Many of his films revolved around crime or have a noir film style, and these are my personal favorites. One of the earliest of these was Suddenly, a 1950 movie starring Sinatra, Sterling Hayden and Nancy Gates. Sinatra plays the part of John Baron, an assassin who plans to kill the President of the United States at a train stop in the small town of Suddenly. He and his team take over the home of a family that lives near the station and hold them hostage while they wait for the train to arrive. A sense of claustrophobia created convincing fear as the family struggles to deal with the home invaders. Sterling Hayden played local Sheriff Todd Shaw, assigned to protect the President during his visit. Sinatra got good reviews for his performance as the psychopathic killer who takes joy in his work.

A few years later Sinatra was nominated for an Oscar for Best Actor in The Man With The Golden Arm. Many people consider this his best film performance, although he lost the Academy Award that year to Ernest Borgnine. Directed by Otto Preminger, The Man With The Golden Arm was the first film to treat the subject of drug addiction seriously. Sinatra played Frankie Machine, a drummer who has recently been released from prison after overcoming his addiction to heroin. His attempt to stay clean and land a job with a band fall apart and he succumbs to drugs and illegal poker games. The film failed to get a seal of approval from the MPAA (Motion Picture Association of America), but did well at the box office and received strong approval from critics.

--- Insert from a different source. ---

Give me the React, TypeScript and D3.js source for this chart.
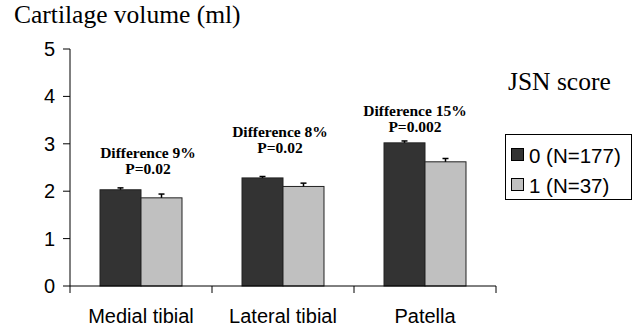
import React from "react";
import * as d3 from "d3";

const categories = ["Medial tibial", "Lateral tibial", "Patella"];
const seriesNames = ["0 (N=177)", "1 (N=37)"];
const jsn0Values = [2.03, 2.28, 3.02];
const jsn0Errors = [0.04, 0.03, 0.04];
const jsn1Values = [1.86, 2.1, 2.62];
const jsn1Errors = [0.08, 0.07, 0.07];
const diffLabels = ["Difference 9%", "Difference 8%", "Difference 15%"];
const pLabels = ["P=0.02", "P=0.02", "P=0.002"];
const yTicks = [0, 1, 2, 3, 4, 5];

const W = 637;
const H = 331;
const left = 70;
const right = 496;
const top = 49;
const bottom = 286;

export default function App() {
  const x = d3.scaleBand<string>().domain(categories).range([left, right]).paddingInner(0).paddingOuter(0);
  const inner = d3.scaleBand<string>().domain(["0", "1"]).range([0, x.bandwidth()]).paddingInner(0).paddingOuter(0.732);
  const y = d3.scaleLinear().domain([0, 5]).range([bottom, top]);
  const colors = ["#333333", "#c0c0c0"];
  const series = [
    { v: jsn0Values, e: jsn0Errors },
    { v: jsn1Values, e: jsn1Errors },
  ];
  const annY = [2.7, 3.14, 3.58];
  const annDx = [7, -3, -10];
  const tickXs = [left, ...categories.map((c) => (x(c) as number) + x.bandwidth())];
  const serif = "Liberation Serif, Times New Roman, serif";
  const sans = "Liberation Sans, Arial, sans-serif";

  return (
    <svg width={W} height={H} style={{ position: "absolute", left: 0, top: 0, background: "#fff" }}>
      <text x={14} y={23} fontFamily={serif} fontSize={25.5} fill="#000">
        Cartilage volume (ml)
      </text>
      {/* y axis */}
      <line x1={left} x2={left} y1={top} y2={bottom} stroke="#000" strokeWidth={1} />
      {yTicks.map((t) => (
        <g key={t}>
          <line x1={left - 7} x2={left} y1={y(t)} y2={y(t)} stroke="#000" />
          <text x={55} y={y(t) + 7} textAnchor="end" fontFamily={sans} fontSize={20}>
            {t}
          </text>
        </g>
      ))}
      {/* bars */}
      {categories.map((c, i) => (
        <g key={c}>
          {series.map((s, j) => {
            const bx = (x(c) as number) + (inner(String(j)) as number);
            const bw = inner.bandwidth();
            const cx = bx + bw / 2;
            return (
              <g key={j}>
                <rect x={bx} y={y(s.v[i])} width={bw} height={bottom - y(s.v[i])} fill={colors[j]} stroke="#222" strokeWidth={1} />
                <line x1={cx} x2={cx} y1={y(s.v[i])} y2={y(s.v[i] + s.e[i])} stroke="#000" strokeWidth={1.5} />
                <line x1={cx - 3} x2={cx + 3} y1={y(s.v[i] + s.e[i])} y2={y(s.v[i] + s.e[i])} stroke="#000" strokeWidth={1.5} />
              </g>
            );
          })}
          <text
            x={(x(c) as number) + x.bandwidth() / 2 + annDx[i]}
            y={y(annY[i])}
            textAnchor="middle"
            fontFamily={serif}
            fontWeight="bold"
            fontSize={15.5}
          >
            {diffLabels[i]}
          </text>
          <text
            x={(x(c) as number) + x.bandwidth() / 2 + annDx[i]}
            y={y(annY[i]) + 16}
            textAnchor="middle"
            fontFamily={serif}
            fontWeight="bold"
            fontSize={15.5}
          >
            {pLabels[i]}
          </text>
          <text x={(x(c) as number) + x.bandwidth() / 2} y={323} textAnchor="middle" fontFamily={sans} fontSize={20}>
            {c}
          </text>
        </g>
      ))}
      {/* x axis */}
      <line x1={left} x2={right} y1={bottom} y2={bottom} stroke="#000" />
      {tickXs.map((tx, k) => (
        <line key={k} x1={tx} x2={tx} y1={bottom} y2={bottom + 7} stroke="#000" />
      ))}
      {/* legend */}
      <text x={508} y={90} fontFamily={serif} fontSize={25.5}>
        JSN score
      </text>
      <rect x={505.5} y={134.5} width={126} height={65} fill="none" stroke="#000" />
      {seriesNames.map((n, j) => (
        <g key={n}>
          <rect x={511.5} y={148.5 + j * 30} width={12} height={12} fill={colors[j]} stroke="#000" />
          <text x={529} y={163 + j * 30} fontFamily={sans} fontSize={20.5}>
            {n}
          </text>
        </g>
      ))}
    </svg>
  );
}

In 1960 he played Danny Ocean alongside the rest of the rat pack in the ultimate Las Vegas casino heist film, Ocean's 11. The idea behind the robbery came from a gas station attendant. When Peter Lawford, who had bought the film rights, approached Sinatra about starring in the film, he reportedly said, "Forget the movie, let's pull the job". The New York Times liked the film's dialogue and skilled performances, but lamented that former war heroes could treat robbery and crime with no moral baggage or seeming consequence. The Times' critic must have missed the end of the movie, when Danny's crew suffers from a finale that brings them all to tears.

One of Frank Sinatra's most controversial roles occurred in The Manchurian Candidate, released in 1962. The cold war thriller had a star packed cast with Angela Lansbury, Janet Leigh, Henry Silva and James Gregory. Sinatra plays Major Bennett Marco, a Korean war veteran who uncovers a plot to assassinate a Presidential candidate in an upcoming election by one of the men he served time with in a POW camp. The plot is the result of wartime brainwashing by the communists. After the Kennedy assassination, the movie fell out of favor and, except for a brief viewing on NBC in 1974, was not seen again until 1987.

Sinatra appeared in another taboo breaking film in 1968 with his starring role in The Detective. Roger Ebert praised Sinatra's performance and the film's "clear, unsentimental look at a police investigation." The movie was one of the first films to tackle openly the subject of homosexuality and treat it seriously.

Almost as interesting as Sinatra's appearance in so many fine crime movies are the movies he didn't make. He was chosen for the starring role in Dirty Harry, a character later made famous by Clint Eastwood. Sinatra had suffered a broken hand while filming The Manchurian Candidate, and as a result he was unable to lift the character's trademark .44 Magnum. The role was also turned down by John Wayne, Robert Mitchum and Burt Lancaster.

Frank Sinatra was also selected to play the star in the movie that was later filmed as Die Hard. Based on the novel Nothing Lasts Forever by Roderick Thorp, it was a sequel to The Detective, which had starred Frank Sinatra. Thus, the producer was obliged to offer the role to Sinatra. By the time filming was ready to begin, he was 73 years old, and turned it down. It later went to Bruce Willis.